Restate all of the data exactly.

▼▼▼

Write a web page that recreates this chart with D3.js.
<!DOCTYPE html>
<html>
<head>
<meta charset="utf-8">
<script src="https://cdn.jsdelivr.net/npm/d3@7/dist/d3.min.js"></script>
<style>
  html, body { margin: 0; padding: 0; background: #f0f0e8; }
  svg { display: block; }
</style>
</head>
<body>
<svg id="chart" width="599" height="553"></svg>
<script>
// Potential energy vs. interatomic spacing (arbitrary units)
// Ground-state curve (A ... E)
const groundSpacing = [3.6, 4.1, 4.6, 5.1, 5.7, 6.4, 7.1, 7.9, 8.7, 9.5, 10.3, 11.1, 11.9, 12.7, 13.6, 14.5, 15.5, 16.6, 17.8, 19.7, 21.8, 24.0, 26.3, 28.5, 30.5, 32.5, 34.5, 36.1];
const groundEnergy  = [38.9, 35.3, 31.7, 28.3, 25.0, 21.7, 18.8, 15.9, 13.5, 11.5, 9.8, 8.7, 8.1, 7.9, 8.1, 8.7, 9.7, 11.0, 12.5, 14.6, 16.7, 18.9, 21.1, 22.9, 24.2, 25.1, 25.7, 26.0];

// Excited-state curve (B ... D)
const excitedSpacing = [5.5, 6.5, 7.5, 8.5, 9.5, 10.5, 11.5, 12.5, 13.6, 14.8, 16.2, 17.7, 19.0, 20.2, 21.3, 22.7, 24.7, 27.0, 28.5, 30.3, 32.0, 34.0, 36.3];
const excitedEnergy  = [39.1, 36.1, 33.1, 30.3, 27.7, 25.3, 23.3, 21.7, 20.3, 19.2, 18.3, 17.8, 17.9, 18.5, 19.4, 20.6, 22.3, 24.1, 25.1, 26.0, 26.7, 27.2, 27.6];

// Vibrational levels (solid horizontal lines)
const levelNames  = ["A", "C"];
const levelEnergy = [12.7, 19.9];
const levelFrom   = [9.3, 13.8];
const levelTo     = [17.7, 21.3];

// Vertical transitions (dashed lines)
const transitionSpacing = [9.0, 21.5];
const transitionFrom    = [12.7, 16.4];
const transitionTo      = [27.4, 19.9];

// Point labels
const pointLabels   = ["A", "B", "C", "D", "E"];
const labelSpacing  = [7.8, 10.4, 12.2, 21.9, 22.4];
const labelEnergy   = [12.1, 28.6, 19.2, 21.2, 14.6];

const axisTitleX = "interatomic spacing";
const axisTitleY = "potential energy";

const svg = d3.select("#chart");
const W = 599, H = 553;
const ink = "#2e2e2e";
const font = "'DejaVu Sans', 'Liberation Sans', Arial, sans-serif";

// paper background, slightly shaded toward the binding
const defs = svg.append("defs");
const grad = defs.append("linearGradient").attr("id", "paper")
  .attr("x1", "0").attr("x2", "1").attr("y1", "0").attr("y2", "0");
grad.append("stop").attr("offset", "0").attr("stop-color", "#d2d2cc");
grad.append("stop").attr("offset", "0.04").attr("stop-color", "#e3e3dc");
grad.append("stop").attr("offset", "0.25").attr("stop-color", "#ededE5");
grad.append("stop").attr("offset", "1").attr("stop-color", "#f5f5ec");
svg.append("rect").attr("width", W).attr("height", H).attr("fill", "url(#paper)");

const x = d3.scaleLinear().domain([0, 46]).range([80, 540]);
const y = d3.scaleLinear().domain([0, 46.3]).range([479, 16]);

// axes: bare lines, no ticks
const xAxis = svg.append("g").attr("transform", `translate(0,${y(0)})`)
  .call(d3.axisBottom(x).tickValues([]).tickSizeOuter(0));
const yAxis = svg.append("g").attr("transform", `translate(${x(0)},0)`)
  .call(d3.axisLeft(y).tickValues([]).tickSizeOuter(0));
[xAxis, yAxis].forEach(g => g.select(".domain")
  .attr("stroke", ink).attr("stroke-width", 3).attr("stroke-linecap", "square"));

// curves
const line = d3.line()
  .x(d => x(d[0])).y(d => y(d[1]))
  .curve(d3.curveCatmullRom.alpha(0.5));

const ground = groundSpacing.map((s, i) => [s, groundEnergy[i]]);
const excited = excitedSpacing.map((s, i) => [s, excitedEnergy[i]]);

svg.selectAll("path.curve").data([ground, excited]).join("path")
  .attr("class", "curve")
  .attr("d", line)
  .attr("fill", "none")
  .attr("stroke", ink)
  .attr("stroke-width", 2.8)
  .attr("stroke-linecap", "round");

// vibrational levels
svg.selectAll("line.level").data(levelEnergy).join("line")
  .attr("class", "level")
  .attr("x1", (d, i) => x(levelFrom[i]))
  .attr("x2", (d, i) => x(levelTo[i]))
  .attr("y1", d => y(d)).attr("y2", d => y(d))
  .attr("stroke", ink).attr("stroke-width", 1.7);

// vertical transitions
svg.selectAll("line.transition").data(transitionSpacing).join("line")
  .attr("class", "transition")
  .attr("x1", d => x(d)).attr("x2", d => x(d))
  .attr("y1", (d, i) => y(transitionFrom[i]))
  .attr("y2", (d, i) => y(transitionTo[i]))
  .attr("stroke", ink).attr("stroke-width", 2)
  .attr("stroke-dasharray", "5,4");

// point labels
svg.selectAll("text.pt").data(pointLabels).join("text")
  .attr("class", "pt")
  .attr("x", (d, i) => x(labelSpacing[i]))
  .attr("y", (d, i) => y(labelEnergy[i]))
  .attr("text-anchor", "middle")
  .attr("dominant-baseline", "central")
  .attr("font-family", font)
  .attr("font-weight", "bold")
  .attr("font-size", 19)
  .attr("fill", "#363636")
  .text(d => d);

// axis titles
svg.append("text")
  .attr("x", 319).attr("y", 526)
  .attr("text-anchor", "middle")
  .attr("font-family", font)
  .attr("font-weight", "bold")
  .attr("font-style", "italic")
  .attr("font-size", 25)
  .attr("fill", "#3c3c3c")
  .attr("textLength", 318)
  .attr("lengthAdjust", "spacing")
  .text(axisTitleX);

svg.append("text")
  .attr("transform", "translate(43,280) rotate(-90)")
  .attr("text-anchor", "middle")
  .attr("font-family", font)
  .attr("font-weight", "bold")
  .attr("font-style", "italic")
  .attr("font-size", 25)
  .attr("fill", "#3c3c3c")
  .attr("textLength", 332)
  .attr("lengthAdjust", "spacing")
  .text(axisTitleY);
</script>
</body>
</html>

▲▲▲

▶ _Correct output_:
Write a web page that recreates this chart with D3.js.
<!DOCTYPE html>
<html>
<head>
<meta charset="utf-8">
<script src="https://cdn.jsdelivr.net/npm/d3@7/dist/d3.min.js"></script>
<style>
  html, body { margin: 0; padding: 0; background: #f0f0e8; }
  svg { display: block; }
</style>
</head>
<body>
<svg id="chart" width="599" height="553"></svg>
<script>
// Potential energy vs. interatomic spacing (arbitrary units)
// Ground-state curve (A ... E)
const groundSpacing = [3.6, 4.1, 4.6, 5.1, 5.7, 6.4, 7.1, 7.9, 8.7, 9.5, 10.3, 11.1, 11.9, 12.7, 13.6, 14.5, 15.5, 16.6, 17.8, 19.7, 21.8, 24.0, 26.3, 28.5, 30.5, 32.5, 34.5, 36.1];
const groundEnergy  = [38.9, 35.3, 31.7, 28.3, 25.0, 21.7, 18.8, 15.9, 13.5, 11.5, 9.8, 8.7, 8.1, 7.9, 8.1, 8.7, 9.7, 11.0, 12.5, 14.6, 16.7, 18.9, 21.1, 22.9, 24.2, 25.1, 25.7, 26.0];

// Excited-state curve (B ... D)
const excitedSpacing = [5.5, 6.5, 7.5, 8.5, 9.5, 10.5, 11.5, 12.5, 13.6, 14.8, 16.2, 17.7, 19.0, 20.2, 21.3, 22.7, 24.7, 27.0, 28.5, 30.3, 32.0, 34.0, 36.3];
const excitedEnergy  = [39.1, 36.1, 33.1, 30.3, 27.7, 25.3, 23.3, 21.7, 20.3, 19.2, 18.3, 17.8, 17.9, 18.5, 19.4, 20.6, 22.3, 24.1, 25.1, 26.0, 26.7, 27.2, 27.6];

// Vibrational levels (solid horizontal lines)
const levelNames  = ["A", "C"];
const levelEnergy = [12.7, 19.9];
const levelFrom   = [9.3, 13.8];
const levelTo     = [17.7, 21.3];

// Vertical transitions (dashed lines)
const transitionSpacing = [9.0, 21.5];
const transitionFrom    = [12.7, 16.4];
const transitionTo      = [27.4, 19.9];

// Point labels
const pointLabels   = ["A", "B", "C", "D", "E"];
const labelSpacing  = [7.8, 10.4, 12.2, 21.9, 22.4];
const labelEnergy   = [12.1, 28.6, 19.2, 21.2, 14.6];

const axisTitleX = "interatomic spacing";
const axisTitleY = "potential energy";

const svg = d3.select("#chart");
const W = 599, H = 553;
const ink = "#2e2e2e";
const font = "'DejaVu Sans', 'Liberation Sans', Arial, sans-serif";

// paper background, slightly shaded toward the binding
const defs = svg.append("defs");
const grad = defs.append("linearGradient").attr("id", "paper")
  .attr("x1", "0").attr("x2", "1").attr("y1", "0").attr("y2", "0");
grad.append("stop").attr("offset", "0").attr("stop-color", "#d2d2cc");
grad.append("stop").attr("offset", "0.04").attr("stop-color", "#e3e3dc");
grad.append("stop").attr("offset", "0.25").attr("stop-color", "#ededE5");
grad.append("stop").attr("offset", "1").attr("stop-color", "#f5f5ec");
svg.append("rect").attr("width", W).attr("height", H).attr("fill", "url(#paper)");

const x = d3.scaleLinear().domain([0, 46]).range([80, 540]);
const y = d3.scaleLinear().domain([0, 46.3]).range([479, 16]);

// axes: bare lines, no ticks
const xAxis = svg.append("g").attr("transform", `translate(0,${y(0)})`)
  .call(d3.axisBottom(x).tickValues([]).tickSizeOuter(0));
const yAxis = svg.append("g").attr("transform", `translate(${x(0)},0)`)
  .call(d3.axisLeft(y).tickValues([]).tickSizeOuter(0));
[xAxis, yAxis].forEach(g => g.select(".domain")
  .attr("stroke", ink).attr("stroke-width", 3).attr("stroke-linecap", "square"));

// curves
const line = d3.line()
  .x(d => x(d[0])).y(d => y(d[1]))
  .curve(d3.curveCatmullRom.alpha(0.5));

const ground = groundSpacing.map((s, i) => [s, groundEnergy[i]]);
const excited = excitedSpacing.map((s, i) => [s, excitedEnergy[i]]);

svg.selectAll("path.curve").data([ground, excited]).join("path")
  .attr("class", "curve")
  .attr("d", line)
  .attr("fill", "none")
  .attr("stroke", ink)
  .attr("stroke-width", 2.8)
  .attr("stroke-linecap", "round");

// vibrational levels
svg.selectAll("line.level").data(levelEnergy).join("line")
  .attr("class", "level")
  .attr("x1", (d, i) => x(levelFrom[i]))
  .attr("x2", (d, i) => x(levelTo[i]))
  .attr("y1", d => y(d)).attr("y2", d => y(d))
  .attr("stroke", ink).attr("stroke-width", 1.7);

// vertical transitions
svg.selectAll("line.transition").data(transitionSpacing).join("line")
  .attr("class", "transition")
  .attr("x1", d => x(d)).attr("x2", d => x(d))
  .attr("y1", (d, i) => y(transitionFrom[i]))
  .attr("y2", (d, i) => y(transitionTo[i]))
  .attr("stroke", ink).attr("stroke-width", 2)
  .attr("stroke-dasharray", "5,4");

// point labels
svg.selectAll("text.pt").data(pointLabels).join("text")
  .attr("class", "pt")
  .attr("x", (d, i) => x(labelSpacing[i]))
  .attr("y", (d, i) => y(labelEnergy[i]))
  .attr("text-anchor", "middle")
  .attr("dominant-baseline", "central")
  .attr("font-family", font)
  .attr("font-weight", "bold")
  .attr("font-size", 19)
  .attr("fill", "#363636")
  .text(d => d);

// axis titles
svg.append("text")
  .attr("x", 319).attr("y", 526)
  .attr("text-anchor", "middle")
  .attr("font-family", font)
  .attr("font-weight", "bold")
  .attr("font-style", "italic")
  .attr("font-size", 25)
  .attr("fill", "#3c3c3c")
  .attr("textLength", 318)
  .attr("lengthAdjust", "spacing")
  .text(axisTitleX);

svg.append("text")
  .attr("transform", "translate(43,280) rotate(-90)")
  .attr("text-anchor", "middle")
  .attr("font-family", font)
  .attr("font-weight", "bold")
  .attr("font-style", "italic")
  .attr("font-size", 25)
  .attr("fill", "#3c3c3c")
  .attr("textLength", 332)
  .attr("lengthAdjust", "spacing")
  .text(axisTitleY);
</script>
</body>
</html>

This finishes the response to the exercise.